“On ordering, we specified that we wanted care to be taken. The meat, grain-fed for 120 days, was perfectly rare as ordered,” says dining reviewer WENDY JOHNSON.
THE MEAT & Wine Co is a carnivore’s delight. This premium steakhouse seats more than 100 inside and 60-plus in the front courtyard.
It was Friday lunch and although we started at 2pm, parts of the restaurant were packed and the place was super noisy. The interior is intriguing – Afro-chic with big, leather, dark-brown seating and loads of bronze and gold accents.
The Meat & Wine Co offers an exclusive line of Monte Beef and steaks are basted with a 50-year-old secret recipe that adds a surprising touch of sweetness.
The South African influence is predominant throughout the menu and wine list, which features special drops from Stellenbosch and Western Cape. Our Stellenbosch Radford Dale chardonnay was charming and not heavy on the oak ($78).
Having lived in South Africa, I was keen to try the traditional dishes. We shared the air-dried beef biltong, lovely and peppery on the outside ($14/100 grams), an acquired taste for some. The Boerewors mini beef sausages ($16 for three) were dense, but not dry. The accompanying chakalaka relish was spicy, tangy and colourful. The Meat & Wine Co should bottle and sell it.
The Meat & Wine Co prides itself on the quality of its beef, working with hand-selected farms around Australia that operate ethically and dry-ageing to perfection.

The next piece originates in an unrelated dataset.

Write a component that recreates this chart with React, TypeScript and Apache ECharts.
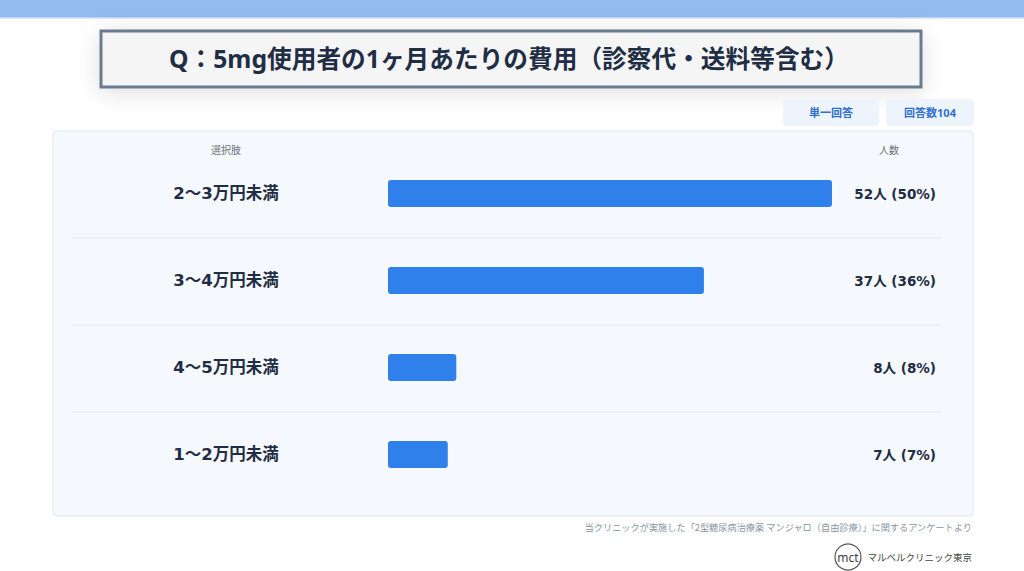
import React, { useEffect, useRef } from "react";
import * as echarts from "echarts";

const categories = ["2〜3万円未満", "3〜4万円未満", "4〜5万円未満", "1〜2万円未満"];
const counts = [52, 37, 8, 7];
const percents = [50, 36, 8, 7];
const titleText = "Q：5mg使用者の1ヶ月あたりの費用（診察代・送料等含む）";
const badgeTexts = ["単一回答", "回答数104"];
const headerLeft = "選択肢";
const headerRight = "人数";
const footerText = "当クリニックが実施した「2型糖尿病治療薬 マンジャロ（自由診療）」に関するアンケートより";
const brandText = "マルベルクリニック東京";

const FONT = "'Noto Sans', 'Noto Sans CJK JP', sans-serif";
const WIDE = "'DejaVu Sans', 'Noto Sans CJK JP', sans-serif";
const CJK = "'Noto Sans CJK JP', 'Noto Sans', sans-serif";

export default function App() {
  const ref = useRef<HTMLDivElement>(null);
  useEffect(() => {
    if (!ref.current) return;
    const chart = echarts.init(ref.current, null, { renderer: "svg" });
    const valueLabels = counts.map((c, i) => `${c}人 (${percents[i]}%)`);
    const sepYs = [238, 325, 412];
    chart.setOption({
      animation: false,
      backgroundColor: "#ffffff",
      textStyle: { fontFamily: FONT },
      grid: { left: 388, width: 444, top: 150, height: 348, containLabel: false },
      xAxis: { type: "value", min: 0, max: 52, show: false },
      yAxis: [
        {
          type: "category",
          data: categories,
          inverse: true,
          axisLine: { show: false },
          axisTick: { show: false },
          splitLine: { show: false },
          axisLabel: {
            align: "center",
            margin: 162,
            fontSize: 16.5,
            fontWeight: "bold",
            color: "#1f2d45",
            fontFamily: WIDE,
            padding: [0, 0, 4, 0],
          },
          z: 10,
        },
        {
          type: "category",
          position: "right",
          data: valueLabels,
          inverse: true,
          axisLine: { show: false },
          axisTick: { show: false },
          splitLine: { show: false },
          axisLabel: {
            align: "right",
            margin: 104,
            fontSize: 13.5,
            fontWeight: "bold",
            color: "#1f2d45",
            fontFamily: WIDE,
            padding: [0, 0, 4, 0],
          },
          z: 10,
        },
      ],
      series: [
        {
          type: "bar",
          data: counts,
          yAxisIndex: 0,
          barWidth: 27,
          itemStyle: { color: "#2f80ea", borderRadius: 3 },
          z: 10,
        },
      ],
      graphic: [
        { type: "rect", shape: { x: 0, y: 0, width: 1024, height: 18 }, style: { fill: "#93bbf0" }, z: 1 },
        { type: "rect", shape: { x: 0, y: 17, width: 1024, height: 1.5 }, style: { fill: "#bcd4f5" }, z: 1 },
        {
          type: "rect",
          shape: { x: 101, y: 31, width: 820, height: 56 },
          style: {
            fill: "#f5f5f6",
            stroke: "#6b7a8f",
            lineWidth: 3,
            shadowBlur: 24,
            shadowColor: "rgba(0,0,0,0.13)",
            shadowOffsetY: 4,
          },
          z: 1,
        },
        {
          type: "text",
          x: 509,
          y: 58,
          style: {
            text: titleText,
            fill: "#1f2d45",
            font: `bold 24.7px ${FONT}`,
            textAlign: "center",
            textVerticalAlign: "middle",
          },
          z: 2,
        },
        {
          type: "rect",
          shape: { x: 783, y: 99, width: 96, height: 27, r: 4 },
          style: { fill: "#eef4fc" },
          z: 1,
        },
        {
          type: "rect",
          shape: { x: 886, y: 99, width: 88, height: 27, r: 4 },
          style: { fill: "#eef4fc" },
          z: 1,
        },
        {
          type: "text",
          x: 831,
          y: 112,
          style: {
            text: badgeTexts[0],
            fill: "#2f6fd0",
            font: `bold 11px ${FONT}`,
            textAlign: "center",
            textVerticalAlign: "middle",
          },
          z: 2,
        },
        {
          type: "text",
          x: 930,
          y: 112,
          style: {
            text: badgeTexts[1],
            fill: "#2f6fd0",
            font: `bold 11px ${FONT}`,
            textAlign: "center",
            textVerticalAlign: "middle",
          },
          z: 2,
        },
        {
          type: "rect",
          shape: { x: 53, y: 131, width: 920, height: 385, r: 4 },
          style: { fill: "#f5f8fc", stroke: "#dfe7f0", lineWidth: 1 },
          z: 0,
        },
        {
          type: "text",
          x: 226,
          y: 149,
          style: {
            text: headerLeft,
            fill: "#6b7280",
            font: `10px ${CJK}`,
            textAlign: "center",
            textVerticalAlign: "middle",
          },
          z: 2,
        },
        {
          type: "text",
          x: 889,
          y: 149,
          style: {
            text: headerRight,
            fill: "#6b7280",
            font: `10px ${CJK}`,
            textAlign: "center",
            textVerticalAlign: "middle",
          },
          z: 2,
        },
        ...sepYs.map((y) => ({
          type: "line",
          shape: { x1: 72, y1: y, x2: 941, y2: y },
          style: { stroke: "#e3e8ef", lineWidth: 1 },
          z: 2,
        })),
        {
          type: "text",
          x: 972,
          y: 527,
          style: {
            text: footerText,
            fill: "#8a94a3",
            font: `9.2px ${CJK}`,
            textAlign: "right",
            textVerticalAlign: "middle",
          },
          z: 2,
        },
        {
          type: "circle",
          shape: { cx: 848, cy: 557, r: 13 },
          style: { fill: "#ffffff", stroke: "#555555", lineWidth: 1.2 },
          z: 2,
        },
        {
          type: "text",
          x: 848,
          y: 557,
          style: {
            text: "mct",
            fill: "#444444",
            font: `12px ${FONT}`,
            textAlign: "center",
            textVerticalAlign: "middle",
          },
          z: 3,
        },
        {
          type: "text",
          x: 972,
          y: 557,
          style: {
            text: brandText,
            fill: "#444444",
            font: `9.5px ${CJK}`,
            textAlign: "right",
            textVerticalAlign: "middle",
          },
          z: 3,
        },
      ],
    });
    return () => chart.dispose();
  }, []);
  return (
    <div
      ref={ref}
      style={{ position: "absolute", left: 0, top: 0, width: 1024, height: 571 }}
    />
  );
}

I had heard mixed reports about The Meat & Wine Co cooking steaks “just so” – even though meat is their thing – and so on ordering, we specified that we wanted care to be taken. The meat, grain-fed for 120 days, was perfectly rare as ordered.

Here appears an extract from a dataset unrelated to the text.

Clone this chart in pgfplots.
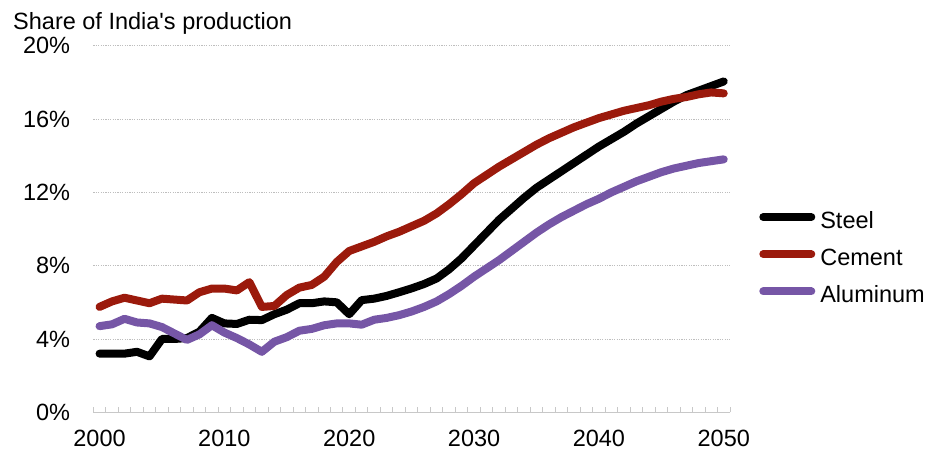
\documentclass[border=0pt]{standalone}
\usepackage{pgfplots}
\usepackage{pgfplotstable}
\pgfplotsset{compat=1.18}
\usepackage{fontspec}
\setmainfont{Liberation Sans}[Ligatures=TeXOff]

\definecolor{steelc}{RGB}{0,0,0}
\definecolor{cementc}{RGB}{155,26,12}
\definecolor{aluc}{RGB}{118,86,166}
\definecolor{gridc}{RGB}{190,190,190}
\definecolor{axisc}{RGB}{200,200,200}

\newcommand{\chartfont}{\fontsize{23.5bp}{28bp}\selectfont}

% Share of India's production, percent
\pgfplotstableread{
year steel cement aluminum
2000 3.20 5.75 4.70
2001 3.20 6.05 4.80
2002 3.20 6.25 5.10
2003 3.30 6.10 4.90
2004 3.05 5.95 4.85
2005 4.00 6.20 4.65
2006 4.00 6.15 4.30
2007 4.05 6.10 3.95
2008 4.40 6.55 4.25
2009 5.15 6.75 4.75
2010 4.85 6.75 4.35
2011 4.82 6.65 4.05
2012 5.05 7.10 3.70
2013 5.03 5.75 3.30
2014 5.35 5.80 3.85
2015 5.60 6.40 4.10
2016 5.95 6.80 4.45
2017 5.95 6.95 4.55
2018 6.05 7.40 4.75
2019 6.00 8.20 4.85
2020 5.35 8.80 4.85
2021 6.12 9.05 4.78
2022 6.20 9.30 5.05
2023 6.35 9.60 5.15
2024 6.55 9.85 5.30
2025 6.76 10.15 5.50
2026 7.00 10.45 5.75
2027 7.30 10.85 6.05
2028 7.80 11.35 6.45
2029 8.40 11.90 6.90
2030 9.10 12.50 7.40
2031 9.80 12.95 7.85
2032 10.50 13.40 8.30
2033 11.10 13.80 8.80
2034 11.70 14.20 9.30
2035 12.25 14.60 9.80
2036 12.70 14.95 10.25
2037 13.15 15.25 10.65
2038 13.60 15.55 11.00
2039 14.05 15.80 11.35
2040 14.50 16.05 11.65
2041 14.90 16.25 12.00
2042 15.30 16.45 12.30
2043 15.75 16.60 12.60
2044 16.15 16.75 12.85
2045 16.55 16.95 13.10
2046 16.95 17.10 13.30
2047 17.30 17.20 13.45
2048 17.55 17.35 13.60
2049 17.80 17.45 13.70
2050 18.05 17.40 13.80
}\sharedata

\begin{document}
\begin{tikzpicture}
\useasboundingbox (0,0) rectangle (936bp,450bp);
\node[anchor=base west, inner sep=0pt, font=\chartfont]
  at (13bp,420.5bp) {Share of India's production};
\begin{axis}[
  at={(93.3bp,37.7bp)}, anchor=south west,
  scale only axis, width=636.7bp, height=366.6bp,
  xmin=1999.5, xmax=2050.5, ymin=0, ymax=20,
  clip=false,
  axis lines*=left,
  y axis line style={draw=none},
  x axis line style={draw=axisc, line width=1bp, -},
  xtick={2000,2010,...,2050},
  xticklabels={2000,2010,2020,2030,2040,2050},
  minor xtick={1999.5,2000.5,...,2050.5},
  ytick={0,4,8,12,16,20},
  yticklabels={0\%,4\%,8\%,12\%,16\%,20\%},
  major tick length=0pt,
  minor tick length=5bp,
  tick align=inside,
  minor tick style={draw=axisc, line width=1bp},
  ymajorgrids,
  major grid style={draw=gridc, line width=0.8bp, dash pattern=on 1.2bp off 1.2bp},
  tick label style={font=\chartfont},
  yticklabel style={anchor=east, inner sep=0pt, xshift=-23bp},
  xticklabel style={anchor=base, inner sep=0pt, yshift=-34.5bp},
  legend cell align=left,
  legend style={
    at={(1.046,0.5456)}, anchor=north west,
    draw=none, fill=none, inner sep=0pt, outer sep=0pt,
    font=\chartfont,
    nodes={inner sep=0pt, text height=16bp, text depth=4.5bp},
    row sep=16.7bp,
    /tikz/every odd column/.append style={column sep=5bp},
  },
  legend image code/.code={
    \draw[#1, line width=8bp, line cap=round] (0bp,5.5bp) -- (48bp,5.5bp);
  },
  every axis plot/.append style={line width=8bp, line join=round, line cap=round},
]
\addplot[steelc] table[x=year, y=steel] {\sharedata};
\addlegendentry{Steel}
\addplot[cementc] table[x=year, y=cement] {\sharedata};
\addlegendentry{Cement}
\addplot[aluc] table[x=year, y=aluminum] {\sharedata};
\addlegendentry{Aluminum}
\end{axis}
\end{tikzpicture}
\end{document}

The 200-gram fillet was super tender ($39) although the 300-gram rib eye ($43) won the taste battle.
The Meat & Wine Co offers seven sauces and the hot African chilli was powerful ($5). We sliced through the meat with ease using serious-looking, heavy-duty steak knives featuring black marbled handles.

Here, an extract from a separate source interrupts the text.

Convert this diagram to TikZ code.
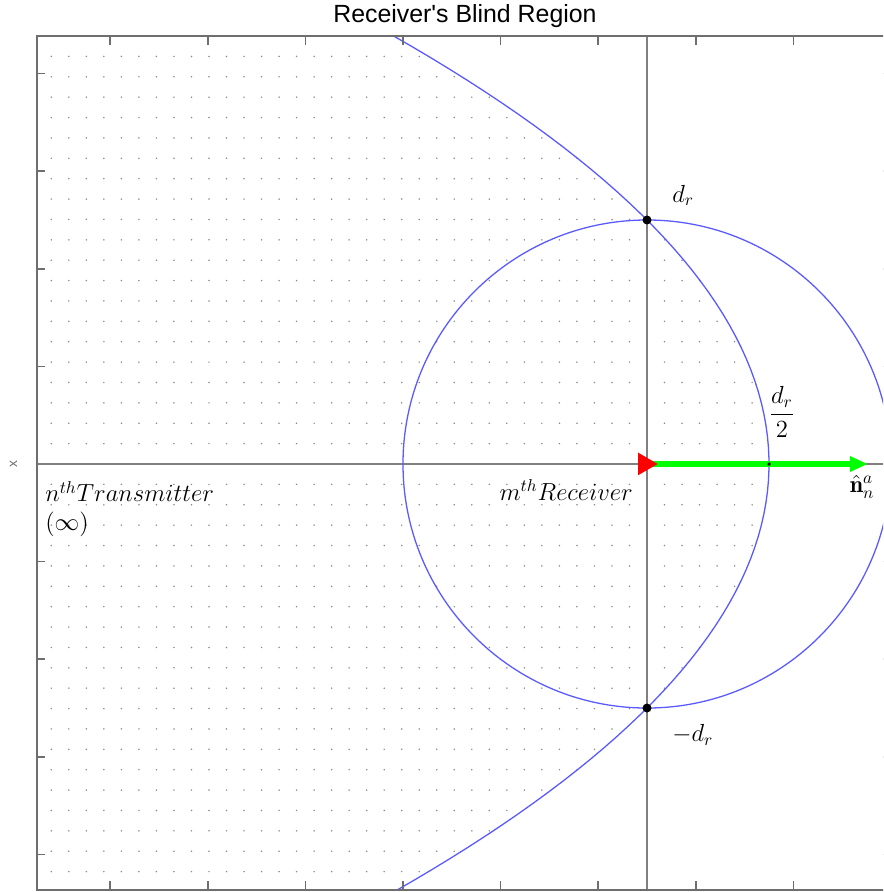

The steaks arrived with disappointing salads. The tomatoes were hard and tasteless (the kitchen should have just left them out), some leaves were wilted and the dressing was mediocre.
We ordered a decadent mash ($8) and loved that the kitchen didn’t hold back on butter. The dish of the day was the traditional samp – coarsely ground maize kernels; a staple starch dish in South Africa. This version featured truffles and porcini, with grated biltong, parmesan and herb crumbs and it was truly amazing ($12). We’d go back just for the samp.
The restaurant shocked us by whipping out a bright purple Dyson vacuum on not one, but two occasions, vacuuming directly around the place even though service was in full swing (a bit tacky). The music was super heavy on the base and at one point we wondered if we were in a nightclub.